MATERIAL PROVIDED >>
+++

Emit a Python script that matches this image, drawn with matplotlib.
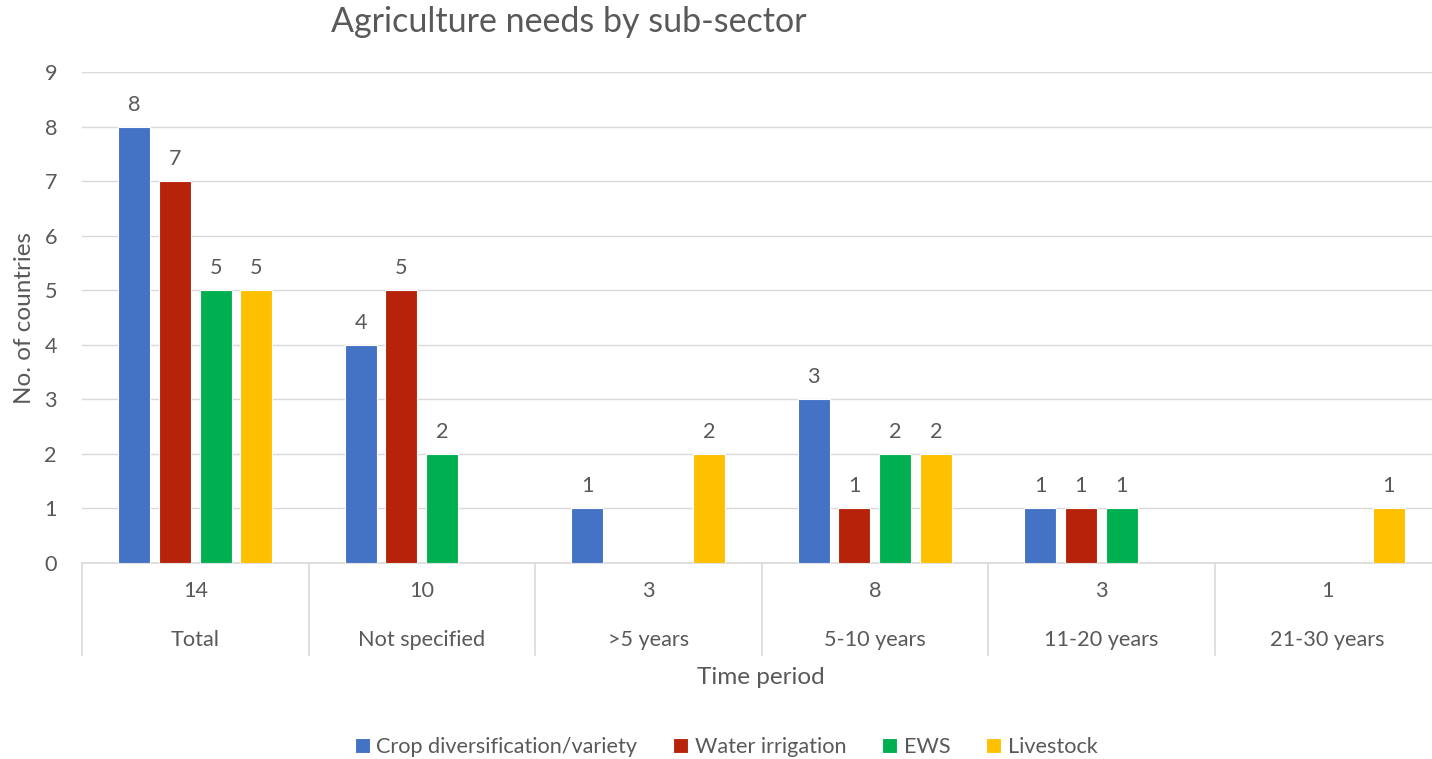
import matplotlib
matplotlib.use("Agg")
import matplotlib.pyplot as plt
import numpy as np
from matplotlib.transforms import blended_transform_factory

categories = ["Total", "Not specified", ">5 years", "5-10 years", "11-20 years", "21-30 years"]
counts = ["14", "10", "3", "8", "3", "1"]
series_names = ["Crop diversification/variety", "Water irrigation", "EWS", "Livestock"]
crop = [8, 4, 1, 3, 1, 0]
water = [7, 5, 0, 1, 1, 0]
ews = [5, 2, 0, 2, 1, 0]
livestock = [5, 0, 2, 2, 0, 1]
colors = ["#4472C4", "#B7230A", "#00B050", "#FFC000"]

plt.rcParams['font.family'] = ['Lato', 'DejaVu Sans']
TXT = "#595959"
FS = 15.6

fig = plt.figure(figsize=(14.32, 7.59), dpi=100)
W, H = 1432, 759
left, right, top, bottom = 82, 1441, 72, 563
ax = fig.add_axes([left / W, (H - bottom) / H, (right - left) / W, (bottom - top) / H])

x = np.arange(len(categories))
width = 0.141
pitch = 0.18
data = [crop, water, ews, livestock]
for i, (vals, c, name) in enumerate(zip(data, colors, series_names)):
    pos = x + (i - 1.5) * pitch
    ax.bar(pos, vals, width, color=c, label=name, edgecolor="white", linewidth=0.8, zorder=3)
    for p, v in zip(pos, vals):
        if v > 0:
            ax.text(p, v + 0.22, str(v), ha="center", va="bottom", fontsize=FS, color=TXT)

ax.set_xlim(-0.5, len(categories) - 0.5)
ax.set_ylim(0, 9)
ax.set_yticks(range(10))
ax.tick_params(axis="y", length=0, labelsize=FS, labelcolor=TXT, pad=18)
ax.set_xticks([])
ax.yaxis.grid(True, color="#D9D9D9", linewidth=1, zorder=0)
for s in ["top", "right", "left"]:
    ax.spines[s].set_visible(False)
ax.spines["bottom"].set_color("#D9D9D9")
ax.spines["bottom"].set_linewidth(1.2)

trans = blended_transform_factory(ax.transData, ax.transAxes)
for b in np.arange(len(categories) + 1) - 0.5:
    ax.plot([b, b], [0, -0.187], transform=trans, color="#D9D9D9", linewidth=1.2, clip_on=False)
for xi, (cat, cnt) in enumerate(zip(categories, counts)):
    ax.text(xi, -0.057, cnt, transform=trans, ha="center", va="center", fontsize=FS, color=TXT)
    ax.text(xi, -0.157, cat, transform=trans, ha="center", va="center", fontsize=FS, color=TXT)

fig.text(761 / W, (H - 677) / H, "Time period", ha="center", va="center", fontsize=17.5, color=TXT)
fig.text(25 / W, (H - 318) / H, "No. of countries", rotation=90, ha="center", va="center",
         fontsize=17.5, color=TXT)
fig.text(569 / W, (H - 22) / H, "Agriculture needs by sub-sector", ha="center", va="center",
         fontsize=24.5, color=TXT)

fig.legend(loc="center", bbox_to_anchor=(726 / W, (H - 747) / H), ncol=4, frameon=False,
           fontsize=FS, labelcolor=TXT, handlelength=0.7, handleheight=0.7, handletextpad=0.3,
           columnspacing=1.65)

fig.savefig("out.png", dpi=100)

+++

GIVEN EXERCISE >> Go through the listing above and quote it exactly, apart from its images.

FULL OUTPUT >>
Emit a Python script that matches this image, drawn with matplotlib.
import matplotlib
matplotlib.use("Agg")
import matplotlib.pyplot as plt
import numpy as np
from matplotlib.transforms import blended_transform_factory

categories = ["Total", "Not specified", ">5 years", "5-10 years", "11-20 years", "21-30 years"]
counts = ["14", "10", "3", "8", "3", "1"]
series_names = ["Crop diversification/variety", "Water irrigation", "EWS", "Livestock"]
crop = [8, 4, 1, 3, 1, 0]
water = [7, 5, 0, 1, 1, 0]
ews = [5, 2, 0, 2, 1, 0]
livestock = [5, 0, 2, 2, 0, 1]
colors = ["#4472C4", "#B7230A", "#00B050", "#FFC000"]

plt.rcParams['font.family'] = ['Lato', 'DejaVu Sans']
TXT = "#595959"
FS = 15.6

fig = plt.figure(figsize=(14.32, 7.59), dpi=100)
W, H = 1432, 759
left, right, top, bottom = 82, 1441, 72, 563
ax = fig.add_axes([left / W, (H - bottom) / H, (right - left) / W, (bottom - top) / H])

x = np.arange(len(categories))
width = 0.141
pitch = 0.18
data = [crop, water, ews, livestock]
for i, (vals, c, name) in enumerate(zip(data, colors, series_names)):
    pos = x + (i - 1.5) * pitch
    ax.bar(pos, vals, width, color=c, label=name, edgecolor="white", linewidth=0.8, zorder=3)
    for p, v in zip(pos, vals):
        if v > 0:
            ax.text(p, v + 0.22, str(v), ha="center", va="bottom", fontsize=FS, color=TXT)

ax.set_xlim(-0.5, len(categories) - 0.5)
ax.set_ylim(0, 9)
ax.set_yticks(range(10))
ax.tick_params(axis="y", length=0, labelsize=FS, labelcolor=TXT, pad=18)
ax.set_xticks([])
ax.yaxis.grid(True, color="#D9D9D9", linewidth=1, zorder=0)
for s in ["top", "right", "left"]:
    ax.spines[s].set_visible(False)
ax.spines["bottom"].set_color("#D9D9D9")
ax.spines["bottom"].set_linewidth(1.2)

trans = blended_transform_factory(ax.transData, ax.transAxes)
for b in np.arange(len(categories) + 1) - 0.5:
    ax.plot([b, b], [0, -0.187], transform=trans, color="#D9D9D9", linewidth=1.2, clip_on=False)
for xi, (cat, cnt) in enumerate(zip(categories, counts)):
    ax.text(xi, -0.057, cnt, transform=trans, ha="center", va="center", fontsize=FS, color=TXT)
    ax.text(xi, -0.157, cat, transform=trans, ha="center", va="center", fontsize=FS, color=TXT)

fig.text(761 / W, (H - 677) / H, "Time period", ha="center", va="center", fontsize=17.5, color=TXT)
fig.text(25 / W, (H - 318) / H, "No. of countries", rotation=90, ha="center", va="center",
         fontsize=17.5, color=TXT)
fig.text(569 / W, (H - 22) / H, "Agriculture needs by sub-sector", ha="center", va="center",
         fontsize=24.5, color=TXT)

fig.legend(loc="center", bbox_to_anchor=(726 / W, (H - 747) / H), ncol=4, frameon=False,
           fontsize=FS, labelcolor=TXT, handlelength=0.7, handleheight=0.7, handletextpad=0.3,
           columnspacing=1.65)

fig.savefig("out.png", dpi=100)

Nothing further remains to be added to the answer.